Ada yang saya rasa penting sebelum kita menilik buku Semesta Pinggir lebih jauh. Secara kultural, Sobi memang belum mengisahkan bagaimana keluarganya, kehidupannya hingga ia memutuskan untuk menelusuri, sampai dengan memutuskan untuk dekat dan berusaha meyakinkan bahwa kaum difabel adalah sama dengannya. Hingga ia memutuskan mengajar di sekolah yang ada anak difabel.
Perjumpaan penulis dengan kaum difabel memang berawal dari ketidaksengajaan. Dan memang bukan bidang yang ia tekuni. Ia berawal dari rasa penasaran, kemudian memasuki tanpa sengaja, sampai kemudian terjun mengalami sendiri. Perasaan, ekspresi, usaha sampai dengan upaya yang ia lakukan bersama Daffa (muridnya) adalah sebuah resiko, sekaligus pilihan yang ia tempuh.

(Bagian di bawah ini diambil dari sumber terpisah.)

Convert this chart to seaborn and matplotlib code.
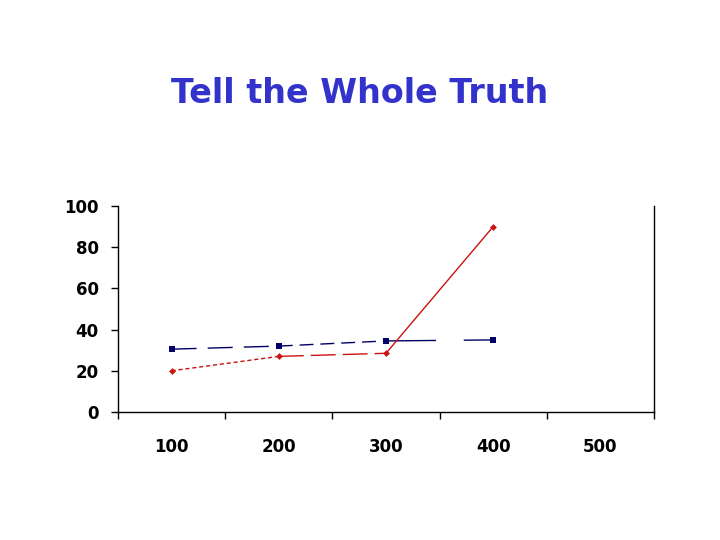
import numpy as np
import pandas as pd
import matplotlib
matplotlib.use("Agg")
import matplotlib.pyplot as plt
import seaborn as sns

# data
categories = ["100", "200", "300", "400", "500"]
blue_values = [30.5, 32, 34.5, 35]
red_values = [20, 27, 28.5, 90]
y_ticks = [0, 20, 40, 60, 80, 100]

BLUE = "#000066"
RED = "#cc1111"
TITLE_BLUE = "#3333cc"

# each segment has its own dash pattern in the original
blue_dashes = [(18, 8), (10, 5), (36, 20)]
red_dashes = [(3, 2), (18, 5), None]

sns.set_style("white")
plt.rcParams["font.family"] = ["DejaVu Sans"]
plt.rcParams["text.color"] = "black"
plt.rcParams["xtick.color"] = "black"
plt.rcParams["ytick.color"] = "black"

fig = plt.figure(figsize=(7.2, 5.4), dpi=100)
ax = fig.add_axes([118 / 720, 1 - 412 / 540, 536 / 720, 206 / 540])

xs = np.arange(len(blue_values))
df_blue = pd.DataFrame({"x": xs, "y": blue_values})
df_red = pd.DataFrame({"x": xs, "y": red_values})


def draw_segments(df, color, dashes):
    for i, d in enumerate(dashes):
        seg = df.iloc[i:i + 2]
        ls = "-" if d is None else (0, d)
        sns.lineplot(data=seg, x="x", y="y", ax=ax, color=color,
                     linewidth=1.0, estimator=None, sort=False,
                     linestyle=ls)


draw_segments(df_blue, BLUE, blue_dashes)
draw_segments(df_red, RED, red_dashes)

sns.scatterplot(data=df_blue, x="x", y="y", ax=ax, color=BLUE, marker="s",
                s=14, edgecolor=BLUE, linewidth=0, zorder=5)
sns.scatterplot(data=df_red, x="x", y="y", ax=ax, color=RED, marker="D",
                s=12, edgecolor=RED, linewidth=0, zorder=5)

ax.set_xlim(-0.5, len(categories) - 0.5)
ax.set_ylim(0, 100)

ax.set_xticks(np.arange(len(categories)))
ax.set_xticklabels(categories)
ax.set_xticks(np.arange(len(categories) + 1) - 0.5, minor=True)
ax.tick_params(axis="x", which="major", length=0, pad=19,
               labelsize=12, labelcolor="black")
ax.tick_params(axis="x", which="minor", length=5, width=1, direction="out",
               color="black", bottom=True)
ax.set_yticks(y_ticks)
ax.tick_params(axis="y", length=5, width=1, direction="out", pad=9,
               labelsize=12, color="black", labelcolor="black", left=True)
for t in ax.get_xticklabels() + ax.get_yticklabels():
    t.set_fontweight("bold")

ax.set_xlabel("")
ax.set_ylabel("")
for side in ["left", "bottom", "right"]:
    ax.spines[side].set_visible(True)
    ax.spines[side].set_color("black")
    ax.spines[side].set_linewidth(1.0)
ax.spines["top"].set_visible(False)

fig.text(360 / 720, 1 - 93 / 540, "Tell the Whole Truth", ha="center",
         va="center", fontsize=24, fontweight="bold", color=TITLE_BLUE)

fig.savefig("out.png", dpi=100)
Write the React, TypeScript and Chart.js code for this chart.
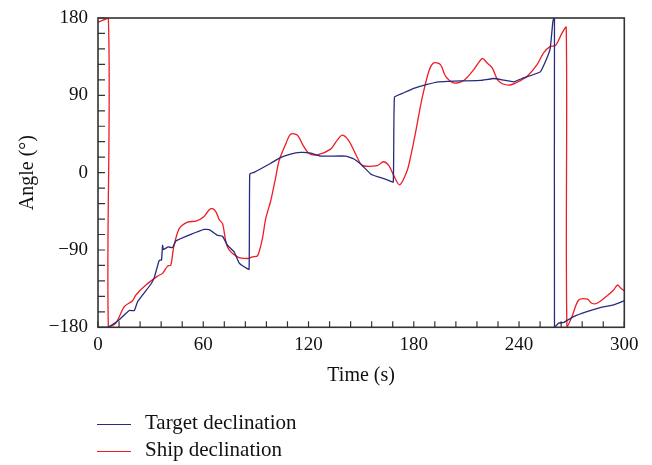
import React, { useEffect, useRef } from 'react';
import { Chart, registerables } from 'chart.js';

Chart.register(...registerables);

const targetTime = [0, 4.6, 7.4, 12.1, 17.8, 20.7, 22.6, 30.2, 32.1, 34.9, 36.2, 36.8, 37.3, 40.0, 42.5, 44.4, 52.9, 60.5, 63.4, 68.1, 71, 73.8, 77.6, 80.4, 83.3, 86.1, 86.5, 89, 98.5, 104.2, 109.8, 115.5, 121.2, 126.9, 141.1, 145.9, 149.7, 155.4, 159.2, 164.9, 168.3, 169.0, 174.3, 180, 187.6, 194.3, 202.8, 218, 225.6, 231.2, 236.9, 242.6, 252.1, 255.9, 257.8, 259.3, 260.2, 260.2, 262.6, 265.4, 271.1, 278.7, 286.3, 293.9, 300];
const targetAngle = [-180, -180, -177.9, -171.3, -160.5, -160.5, -150.1, -129.6, -121.9, -101.9, -101.9, -84.5, -89.5, -86.5, -87.2, -79.5, -71.8, -66, -66.3, -72.9, -74.1, -84.5, -92.2, -105, -109.6, -112.6, -1.5, 0.4, 11, 17.7, 21.7, 23.5, 22.8, 19.3, 19.3, 15.9, 10.1, -1.5, -4.6, -8.4, -11, 88, 93, 98, 102.7, 105.7, 106.5, 107.3, 109.6, 107.7, 105.7, 110.3, 117.3, 133.5, 145, 176, 182, -180, -175.1, -174.4, -167.5, -161.7, -157, -153.9, -149];

const shipTime = [0, 5.9, 5.9, 10.2, 15, 19.7, 21.6, 27.3, 34, 36.8, 39.7, 41.5, 43.1, 46.3, 51, 55.8, 60.5, 63.4, 65.3, 67.3, 69.1, 71, 73.8, 79.5, 85.2, 88, 90.9, 93.7, 95.6, 98.5, 101.3, 103.2, 107, 109.8, 113.7, 116.5, 120.3, 125, 132.6, 136.4, 139.3, 143, 147.8, 150.7, 159.2, 162.6, 165.8, 168.6, 172, 176.2, 178.1, 181, 184.8, 188.6, 191.4, 195.2, 198.1, 202.8, 208.5, 214.2, 219, 221.8, 224.7, 228.4, 234.1, 238.9, 244.6, 250.3, 254, 257.8, 260.7, 264.5, 266.9, 267.3, 270.2, 274, 279, 281.5, 284.4, 290.1, 293.9, 296.1, 298.1, 300];
const shipAngle = [175, 180, -180, -175.1, -155.9, -149, -142.4, -130.8, -120.4, -117.2, -108.8, -107.6, -87.2, -65.2, -57.5, -56.4, -50.9, -43.2, -42, -45.9, -54.7, -59.4, -86.5, -98, -99.9, -98, -96.9, -76.7, -53.6, -32.4, -5.4, 13.9, 33.2, 44.8, 43.6, 33.2, 22.3, 20.8, 27.4, 37.9, 43.6, 37, 17.7, 8.5, 8.1, 12.7, 8.1, -3.5, -14.2, 2.3, 17.7, 46.7, 87.2, 118.1, 127.7, 125.8, 112.3, 104.5, 107.3, 120, 132.8, 127.7, 121.9, 106.5, 101.9, 105.3, 112.3, 125.8, 139.3, 147, 147.8, 162.4, 169, -180, -167.5, -148.2, -147.3, -152, -152, -143.5, -136.6, -130.8, -134.6, -137.4];

const seriesNames = ['Target declination', 'Ship declination'];
const seriesColors = ['#262b7c', '#ee1d24'];

const xMin = 0;
const xMax = 300;
const xStep = 12;
const xLabelEvery = 60;
const yMin = -180;
const yMax = 180;
const yStep = 18;
const yLabelEvery = 90;
const xTitle = 'Time (s)';
const yTitle = 'Angle (\u00b0)';

const FONT = "'Liberation Serif', 'Times New Roman', serif";

const frameAndTicks = {
  id: 'frameAndTicks',
  afterDatasetsDraw(chart: any) {
    const { ctx, chartArea: a, scales } = chart;
    ctx.save();
    ctx.strokeStyle = '#333333';
    ctx.lineWidth = 1.2;
    ctx.beginPath();
    scales.x.ticks.forEach((t: any) => {
      const px = scales.x.getPixelForValue(t.value);
      ctx.moveTo(px, a.bottom);
      ctx.lineTo(px, a.bottom - 6);
    });
    scales.y.ticks.forEach((t: any) => {
      const py = scales.y.getPixelForValue(t.value);
      ctx.moveTo(a.left, py);
      ctx.lineTo(a.left + 7, py);
    });
    ctx.stroke();
    ctx.lineWidth = 1.6;
    ctx.strokeRect(a.left, a.top, a.right - a.left, a.bottom - a.top);
    ctx.restore();
  },
};

const fmt = (v: number) => (v < 0 ? '\u2212' + Math.abs(v) : String(v));

export default function App() {
  const ref = useRef<HTMLCanvasElement | null>(null);
  useEffect(() => {
    if (!ref.current) return;
    const chart = new Chart(ref.current, {
      type: 'line',
      data: {
        datasets: [
          {
            label: seriesNames[0],
            data: targetTime.map((t, i) => ({ x: t, y: targetAngle[i] })),
            borderColor: seriesColors[0],
            borderWidth: 1.3,
            pointRadius: 0,
            tension: 0.1,
            fill: false,
          },
          {
            label: seriesNames[1],
            data: shipTime.map((t, i) => ({ x: t, y: shipAngle[i] })),
            borderColor: seriesColors[1],
            borderWidth: 1.3,
            pointRadius: 0,
            tension: 0.3,
            fill: false,
          },
        ],
      },
      options: {
        responsive: false,
        animation: false,
        layout: { padding: { left: 0, right: 27.7, top: 18, bottom: 77.7 } },
        plugins: { legend: { display: false }, tooltip: { enabled: false } },
        scales: {
          x: {
            type: 'linear',
            min: xMin,
            max: xMax,
            grid: { display: false },
            border: { display: false },
            afterFit: (s: any) => { s.height = 60; },
            ticks: {
              stepSize: xStep,
              autoSkip: false,
              maxRotation: 0,
              padding: -2,
              color: '#111',
              font: { family: FONT, size: 19 },
              callback: (v: any) => (Number(v) % xLabelEvery === 0 ? fmt(Number(v)) : ''),
            },
            title: { display: true, text: xTitle, color: '#111', font: { family: FONT, size: 20 }, padding: { top: 0, bottom: 0 } },
          },
          y: {
            type: 'linear',
            min: yMin,
            max: yMax,
            grid: { display: false },
            border: { display: false },
            afterFit: (s: any) => { s.width = 98; },
            ticks: {
              stepSize: yStep,
              autoSkip: false,
              padding: 2,
              color: '#111',
              font: { family: FONT, size: 19 },
              callback: (v: any) => (Number(v) % yLabelEvery === 0 ? fmt(Number(v)) : ''),
            },
            title: { display: true, text: yTitle, color: '#111', font: { family: FONT, size: 20 }, padding: { top: 16, bottom: 0 } },
          },
        },
      },
      plugins: [frameAndTicks],
    });
    return () => chart.destroy();
  }, []);

  const legendRows = [0, 1];
  return (
    <div style={{ position: 'absolute', left: 0, top: 0, width: 652, height: 465, background: '#fff' }}>
      <canvas ref={ref} width={652} height={465} style={{ display: 'block' }} />
      {legendRows.map((i) => (
        <div key={i}>
          <div
            style={{
              position: 'absolute',
              left: 97,
              top: 423.5 + i * 27.5,
              width: 34,
              height: 1.3,
              background: seriesColors[i],
            }}
          />
          <div
            style={{
              position: 'absolute',
              left: 145,
              top: 411.5 + i * 27.5,
              fontFamily: FONT,
              fontSize: 21,
              lineHeight: '21px',
              color: '#111',
              whiteSpace: 'nowrap',
            }}
          >
            {seriesNames[i]}
          </div>
        </div>
      ))}
    </div>
  );
}
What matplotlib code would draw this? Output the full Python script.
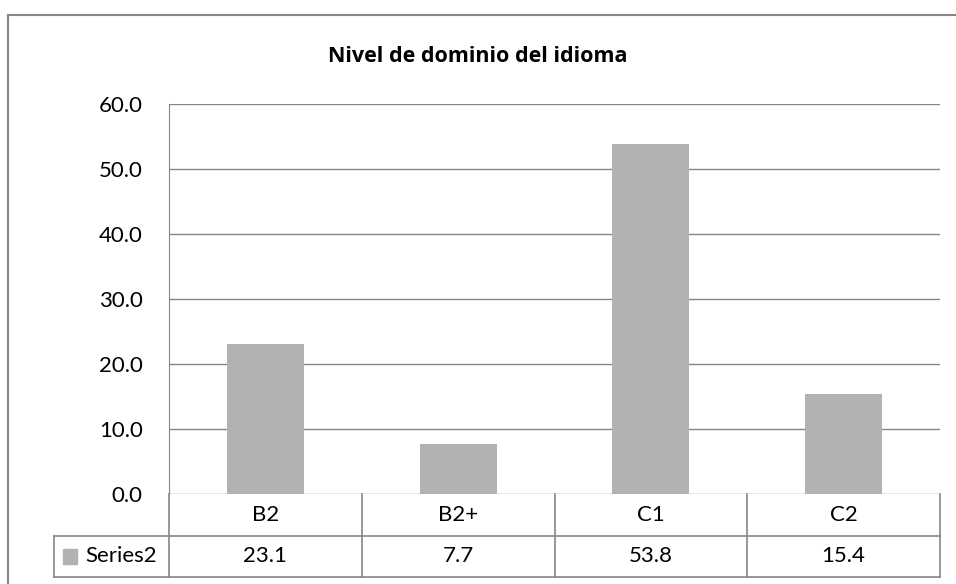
import matplotlib.pyplot as plt
from matplotlib.patches import Rectangle

categories = ['B2', 'B2+', 'C1', 'C2']
values = [23.1, 7.7, 53.8, 15.4]
series_name = 'Series2'
title = 'Nivel de dominio del idioma'

W, H = 956, 584
plt.rcParams['font.family'] = ['Lato', 'DejaVu Sans']

fig = plt.figure(figsize=(W / 100, H / 100), dpi=100)

# outer chart border (only top/left visible in the crop)
fig.add_artist(plt.Line2D([8 / W, 1], [1 - 15 / H, 1 - 15 / H], color='#888888', lw=1.5))
fig.add_artist(plt.Line2D([8 / W, 8 / W], [0, 1 - 15 / H], color='#888888', lw=1.5))

left, right, top, bottom = 169, 940, 104, 494
ax = fig.add_axes([left / W, 1 - bottom / H, (right - left) / W, (bottom - top) / H])

grid_c = '#868686'
fs = 16
x = range(len(categories))
ax.bar(x, values, width=0.4, color='#b2b2b2', zorder=2)
ax.set_xlim(-0.5, len(categories) - 0.5)
ax.set_ylim(0, 60)
ax.set_yticks(range(0, 61, 10))
ax.set_yticklabels([f'{v:.1f}' for v in range(0, 61, 10)], fontsize=fs)
ax.yaxis.grid(True, color=grid_c, lw=1, zorder=0)
ax.set_xticks([])
for s in ['top', 'right', 'bottom']:
    ax.spines[s].set_visible(False)
ax.spines['left'].set_color(grid_c)
ax.tick_params(axis='y', length=0, pad=19)

fig.text(478 / W, 1 - 56 / H, title, ha='center', va='center', fontsize=15.5,
         fontweight='bold', family=['Open Sans', 'DejaVu Sans'])

# data table under the plot
ph = bottom - top
r1 = 42 / ph
r2 = 83 / ph
trans = ax.get_xaxis_transform()
n = len(categories)
colw = (right - left) / n
xl = -0.5 - (left - 54) / colw
lk = dict(color=grid_c, lw=1.2, clip_on=False, transform=trans)
ax.plot([-0.5, n - 0.5], [-r1, -r1], **lk)
ax.plot([xl, -0.5], [-r1, -r1], **lk)
ax.plot([xl, n - 0.5], [-r2, -r2], **lk)
ax.plot([xl, xl], [-r1, -r2], **lk)
for i in range(n + 1):
    ax.plot([i - 0.5, i - 0.5], [0, -r2], **lk)
ym = -(r1 + r2) / 2
for i, (c, v) in enumerate(zip(categories, values)):
    ax.text(i, -r1 / 2, c, ha='center', va='center', fontsize=fs, transform=trans)
    ax.text(i, ym, f'{v:.1f}', ha='center', va='center', fontsize=fs, transform=trans)
ax.add_patch(Rectangle((xl + 9 / colw, ym - 7.5 / ph), 14 / colw, 15 / ph, color='#b2b2b2',
                       transform=trans, clip_on=False))
ax.text(xl + 31 / colw, ym, series_name, ha='left', va='center', fontsize=fs, transform=trans)

fig.savefig('out.png', dpi=100)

Buku ini merekam, jejak, pengalaman, refleksi sekaligus catatan emosional saat ia berhadapan langsung dengan siswa-siswa difabel. Saya sepakat dengan pendapat Sunarman Sukamto dalam pengantar di buku ini, bahwa “tantangan terbesar dalam hidup mereka bukanlah karena kondisinya, tetapi karena lingkungannya”. Apa yang dilakukan penulis, tidak sendiri, banyak orang yang berkecimpung dengan dunia difabilitas dan menuliskannya.
Di negeri ini, banyak pula lingkungan yang tak ramah bahkan mengakibatkan anak menjadi difabel. Orangtua yang membakar anaknya, yang memotong tubuh anaknya, sampai membunuh anaknya adalah gambaran sebenarnya difabilitas tak melulu takdir Tuhan, tetapi ulah tangan manusia. Saat itu menimpa seseorang, saat itulah, kita menyadari, bahwa ada yang tak adil, yang justru dilakukan oleh orang terdekat kita, atau keluarga kita.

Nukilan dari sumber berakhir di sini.